Mi Equipment’s 2018 core profit of RM45m (-39% yoy) was below expectations. 4Q18 earnings declined 42% qoq on lower sales and higher cost relating to its new factory. While management appears cautious over the near term, we believe that Mi should benefit from increased demand over the mid term. Maintain BUY but with a lower 12-month target price of RM3.01.

2018 Declines 39% Yoy, Below Expectations

Mi’s 2018 core profit of RM45m (-39% yoy) was below expectations accounting for 90% of our full year forecast. This was due to lower-thanexpected revenue and EBITDA margins. On the whole, Mi’s sales was affected by the higher sales base in 2017 while revenue impacted by the appreciation of the RM on a yoy basis. 2018 EBITDA margin of 27.4% was 16.6ppts lower on a yoy basis, largely impacted by forex impact as well as higher start-up costs (headcount) relating to its new factory. This new factory is completed and only awaiting final certification before the move by April 2019. Prior to the move, apart from building up its pool of engineers, Mi has also been building up product portfolio to help ensure that its enlarged production capacity (a 4-fold increase) is fully taken up.

Sequential Earnings Declines Due to Strategic Decision

Although earnings declined over the previous quarter, we are not too concerned over the quarterly volatility in earnings as we understand that lower sales is largely the result of production heading towards demo equipment for potential sales. This has largely been management’s strategy to build its product awareness and acceptance by customers. Apart from its bread and butter wafer level packaging equipment, Mi has started to build new products to prepare itself for the additional capacity.
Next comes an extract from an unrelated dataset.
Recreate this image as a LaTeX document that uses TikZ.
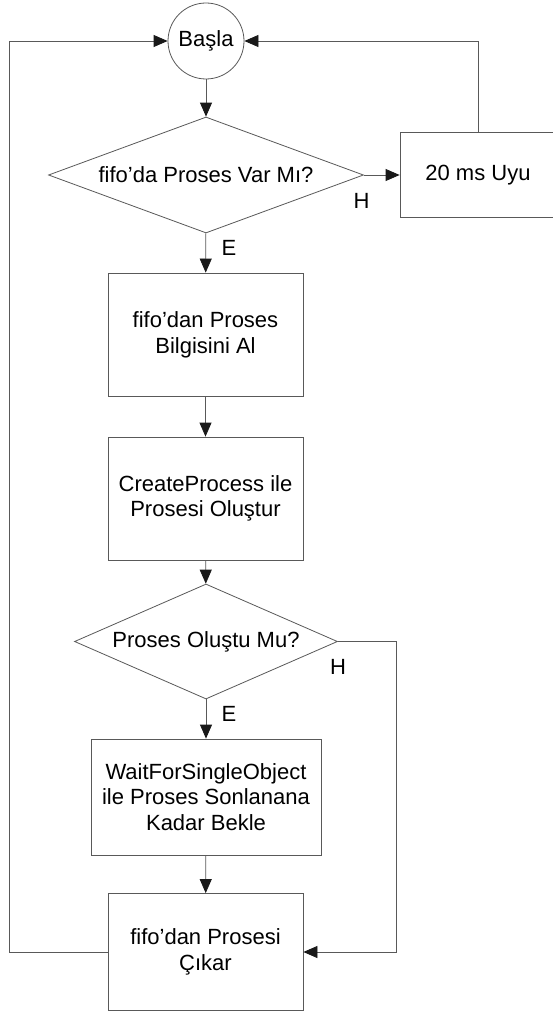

Maintain BUY But Target Price Lowered to RM3.01

We cut our 2019-20E EPS by 13-14% to reflect current weak demand as a result of the ongoing trade tensions that management has guided may impact 1H19 revenue. We nevertheless remain long term positive as we expect Mi to benefit from the adoption of wafer level packaging. We maintain our BUY rating with a lower price target of RM3.01 based on 20x 2019E EPS. Downside risk: cyclicality risks in the semiconductor industry which could sharply hamper machinery orders, increases in raw-material prices and a sharp appreciation of the RM.